Supplied data
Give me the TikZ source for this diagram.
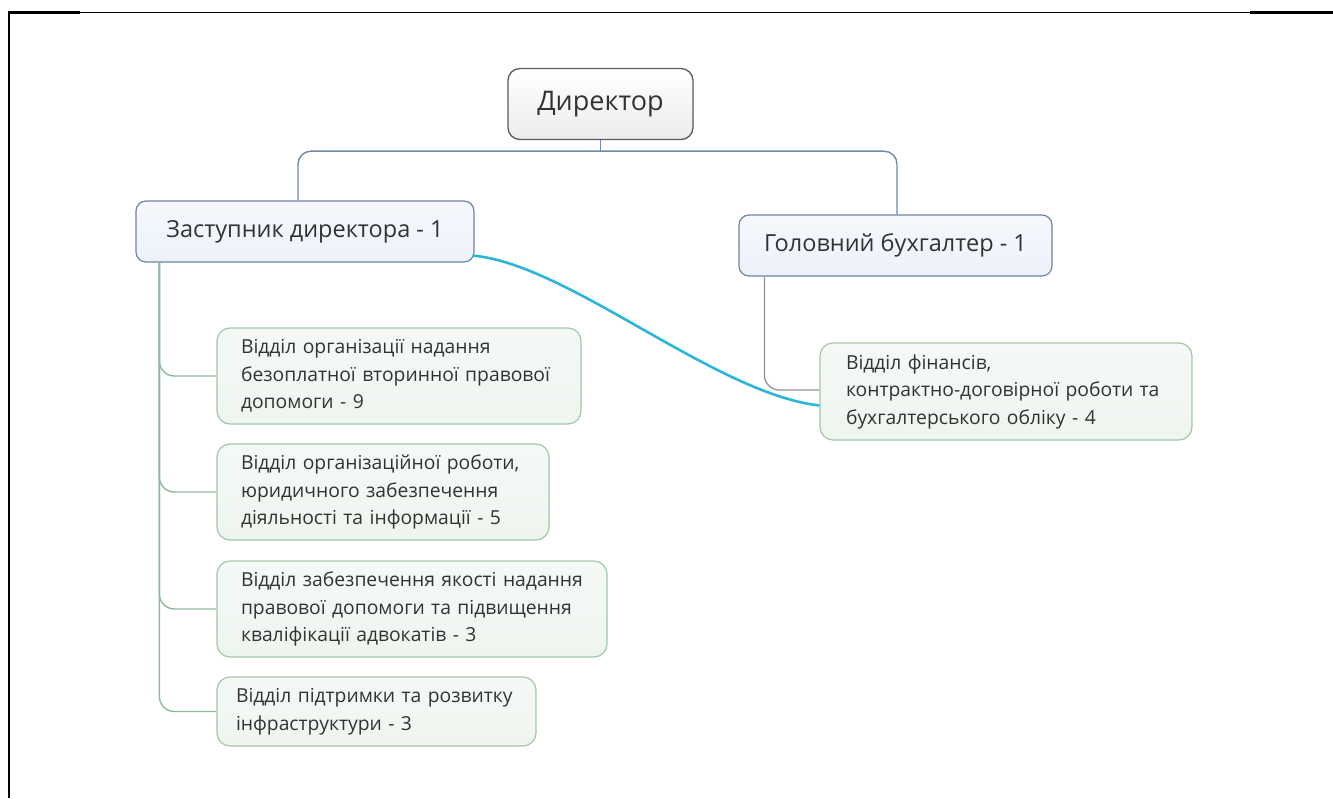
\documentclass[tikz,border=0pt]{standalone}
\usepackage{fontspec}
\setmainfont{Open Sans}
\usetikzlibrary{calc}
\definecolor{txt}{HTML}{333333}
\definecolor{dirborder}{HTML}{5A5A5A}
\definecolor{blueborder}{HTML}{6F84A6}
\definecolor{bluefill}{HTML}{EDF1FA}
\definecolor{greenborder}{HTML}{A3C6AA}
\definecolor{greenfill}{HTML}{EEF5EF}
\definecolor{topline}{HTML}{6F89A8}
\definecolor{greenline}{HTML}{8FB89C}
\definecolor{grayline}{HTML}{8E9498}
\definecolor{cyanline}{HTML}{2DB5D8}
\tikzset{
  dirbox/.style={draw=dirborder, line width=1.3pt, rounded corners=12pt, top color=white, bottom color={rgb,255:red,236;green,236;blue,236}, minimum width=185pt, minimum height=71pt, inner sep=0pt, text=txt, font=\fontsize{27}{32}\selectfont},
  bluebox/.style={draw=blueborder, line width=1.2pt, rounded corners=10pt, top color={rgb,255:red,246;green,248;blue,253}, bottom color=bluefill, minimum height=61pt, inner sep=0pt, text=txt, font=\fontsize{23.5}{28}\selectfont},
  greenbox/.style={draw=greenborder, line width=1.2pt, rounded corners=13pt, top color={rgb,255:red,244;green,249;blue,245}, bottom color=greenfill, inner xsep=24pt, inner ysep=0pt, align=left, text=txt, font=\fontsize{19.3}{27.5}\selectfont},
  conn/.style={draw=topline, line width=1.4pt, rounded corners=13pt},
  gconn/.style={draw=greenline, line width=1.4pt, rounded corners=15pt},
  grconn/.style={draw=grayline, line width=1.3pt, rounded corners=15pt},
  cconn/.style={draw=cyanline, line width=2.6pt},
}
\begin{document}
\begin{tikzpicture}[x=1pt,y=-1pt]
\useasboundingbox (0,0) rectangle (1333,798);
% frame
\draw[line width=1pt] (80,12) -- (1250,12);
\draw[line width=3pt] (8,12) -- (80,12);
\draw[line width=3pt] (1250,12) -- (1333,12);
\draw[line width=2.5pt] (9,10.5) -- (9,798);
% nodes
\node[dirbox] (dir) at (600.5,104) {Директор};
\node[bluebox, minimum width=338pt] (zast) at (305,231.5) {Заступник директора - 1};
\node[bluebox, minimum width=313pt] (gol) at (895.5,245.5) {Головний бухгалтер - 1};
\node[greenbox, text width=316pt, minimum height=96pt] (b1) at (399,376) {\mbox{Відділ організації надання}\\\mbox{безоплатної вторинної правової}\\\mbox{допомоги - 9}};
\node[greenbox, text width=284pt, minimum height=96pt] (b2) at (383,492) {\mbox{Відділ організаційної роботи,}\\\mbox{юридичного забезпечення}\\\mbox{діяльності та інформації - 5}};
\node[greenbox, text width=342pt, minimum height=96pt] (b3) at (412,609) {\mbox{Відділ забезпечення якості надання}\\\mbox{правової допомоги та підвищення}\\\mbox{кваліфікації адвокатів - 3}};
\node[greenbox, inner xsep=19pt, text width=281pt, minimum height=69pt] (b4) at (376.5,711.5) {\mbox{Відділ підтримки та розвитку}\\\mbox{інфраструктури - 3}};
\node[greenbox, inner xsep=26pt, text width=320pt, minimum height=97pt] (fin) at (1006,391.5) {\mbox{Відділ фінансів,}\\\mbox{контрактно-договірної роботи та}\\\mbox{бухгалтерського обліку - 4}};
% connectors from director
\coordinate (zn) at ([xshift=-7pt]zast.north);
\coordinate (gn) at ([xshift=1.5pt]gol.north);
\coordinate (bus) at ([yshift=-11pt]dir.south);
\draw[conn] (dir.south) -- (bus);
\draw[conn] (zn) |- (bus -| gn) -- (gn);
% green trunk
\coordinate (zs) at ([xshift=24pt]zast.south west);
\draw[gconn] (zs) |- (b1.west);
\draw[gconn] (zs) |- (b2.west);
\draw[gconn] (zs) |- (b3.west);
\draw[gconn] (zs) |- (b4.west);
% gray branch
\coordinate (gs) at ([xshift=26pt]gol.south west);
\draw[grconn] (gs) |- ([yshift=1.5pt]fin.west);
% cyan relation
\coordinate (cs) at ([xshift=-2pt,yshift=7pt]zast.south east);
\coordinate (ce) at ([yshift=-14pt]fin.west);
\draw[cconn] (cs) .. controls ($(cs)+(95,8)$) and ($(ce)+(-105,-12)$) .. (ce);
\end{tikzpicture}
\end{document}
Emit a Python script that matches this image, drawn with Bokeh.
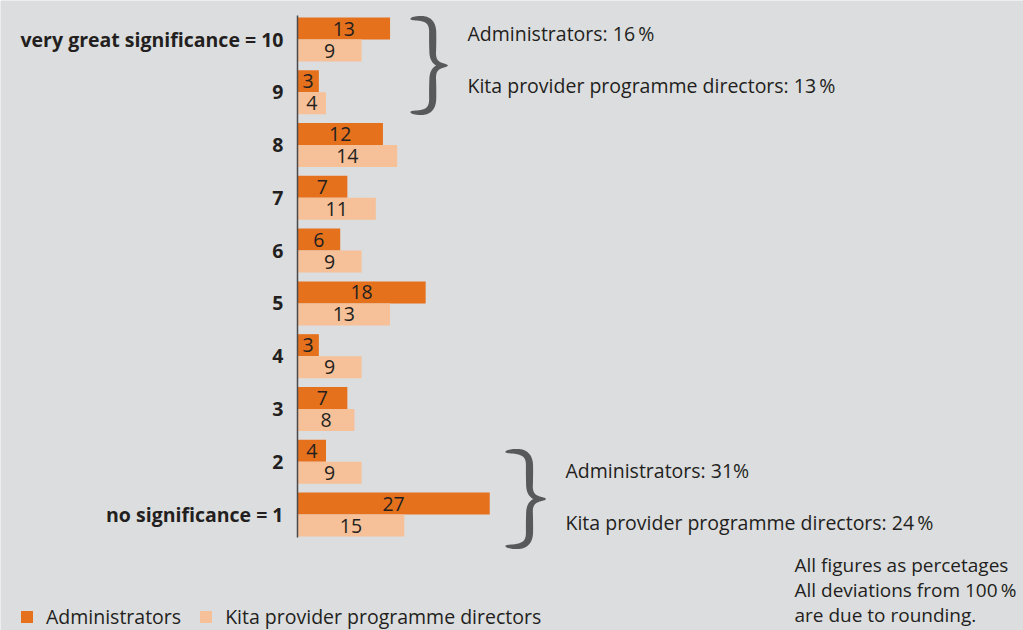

Short task
Copy the material above exactly and drop the pictures.

Full output
Give me the TikZ source for this diagram.
\documentclass[tikz,border=0pt]{standalone}
\usepackage{fontspec}
\setmainfont{Open Sans}
\usetikzlibrary{calc}
\definecolor{txt}{HTML}{333333}
\definecolor{dirborder}{HTML}{5A5A5A}
\definecolor{blueborder}{HTML}{6F84A6}
\definecolor{bluefill}{HTML}{EDF1FA}
\definecolor{greenborder}{HTML}{A3C6AA}
\definecolor{greenfill}{HTML}{EEF5EF}
\definecolor{topline}{HTML}{6F89A8}
\definecolor{greenline}{HTML}{8FB89C}
\definecolor{grayline}{HTML}{8E9498}
\definecolor{cyanline}{HTML}{2DB5D8}
\tikzset{
  dirbox/.style={draw=dirborder, line width=1.3pt, rounded corners=12pt, top color=white, bottom color={rgb,255:red,236;green,236;blue,236}, minimum width=185pt, minimum height=71pt, inner sep=0pt, text=txt, font=\fontsize{27}{32}\selectfont},
  bluebox/.style={draw=blueborder, line width=1.2pt, rounded corners=10pt, top color={rgb,255:red,246;green,248;blue,253}, bottom color=bluefill, minimum height=61pt, inner sep=0pt, text=txt, font=\fontsize{23.5}{28}\selectfont},
  greenbox/.style={draw=greenborder, line width=1.2pt, rounded corners=13pt, top color={rgb,255:red,244;green,249;blue,245}, bottom color=greenfill, inner xsep=24pt, inner ysep=0pt, align=left, text=txt, font=\fontsize{19.3}{27.5}\selectfont},
  conn/.style={draw=topline, line width=1.4pt, rounded corners=13pt},
  gconn/.style={draw=greenline, line width=1.4pt, rounded corners=15pt},
  grconn/.style={draw=grayline, line width=1.3pt, rounded corners=15pt},
  cconn/.style={draw=cyanline, line width=2.6pt},
}
\begin{document}
\begin{tikzpicture}[x=1pt,y=-1pt]
\useasboundingbox (0,0) rectangle (1333,798);
% frame
\draw[line width=1pt] (80,12) -- (1250,12);
\draw[line width=3pt] (8,12) -- (80,12);
\draw[line width=3pt] (1250,12) -- (1333,12);
\draw[line width=2.5pt] (9,10.5) -- (9,798);
% nodes
\node[dirbox] (dir) at (600.5,104) {Директор};
\node[bluebox, minimum width=338pt] (zast) at (305,231.5) {Заступник директора - 1};
\node[bluebox, minimum width=313pt] (gol) at (895.5,245.5) {Головний бухгалтер - 1};
\node[greenbox, text width=316pt, minimum height=96pt] (b1) at (399,376) {\mbox{Відділ організації надання}\\\mbox{безоплатної вторинної правової}\\\mbox{допомоги - 9}};
\node[greenbox, text width=284pt, minimum height=96pt] (b2) at (383,492) {\mbox{Відділ організаційної роботи,}\\\mbox{юридичного забезпечення}\\\mbox{діяльності та інформації - 5}};
\node[greenbox, text width=342pt, minimum height=96pt] (b3) at (412,609) {\mbox{Відділ забезпечення якості надання}\\\mbox{правової допомоги та підвищення}\\\mbox{кваліфікації адвокатів - 3}};
\node[greenbox, inner xsep=19pt, text width=281pt, minimum height=69pt] (b4) at (376.5,711.5) {\mbox{Відділ підтримки та розвитку}\\\mbox{інфраструктури - 3}};
\node[greenbox, inner xsep=26pt, text width=320pt, minimum height=97pt] (fin) at (1006,391.5) {\mbox{Відділ фінансів,}\\\mbox{контрактно-договірної роботи та}\\\mbox{бухгалтерського обліку - 4}};
% connectors from director
\coordinate (zn) at ([xshift=-7pt]zast.north);
\coordinate (gn) at ([xshift=1.5pt]gol.north);
\coordinate (bus) at ([yshift=-11pt]dir.south);
\draw[conn] (dir.south) -- (bus);
\draw[conn] (zn) |- (bus -| gn) -- (gn);
% green trunk
\coordinate (zs) at ([xshift=24pt]zast.south west);
\draw[gconn] (zs) |- (b1.west);
\draw[gconn] (zs) |- (b2.west);
\draw[gconn] (zs) |- (b3.west);
\draw[gconn] (zs) |- (b4.west);
% gray branch
\coordinate (gs) at ([xshift=26pt]gol.south west);
\draw[grconn] (gs) |- ([yshift=1.5pt]fin.west);
% cyan relation
\coordinate (cs) at ([xshift=-2pt,yshift=7pt]zast.south east);
\coordinate (ce) at ([yshift=-14pt]fin.west);
\draw[cconn] (cs) .. controls ($(cs)+(95,8)$) and ($(ce)+(-105,-12)$) .. (ce);
\end{tikzpicture}
\end{document}
Emit a Python script that matches this image, drawn with Bokeh.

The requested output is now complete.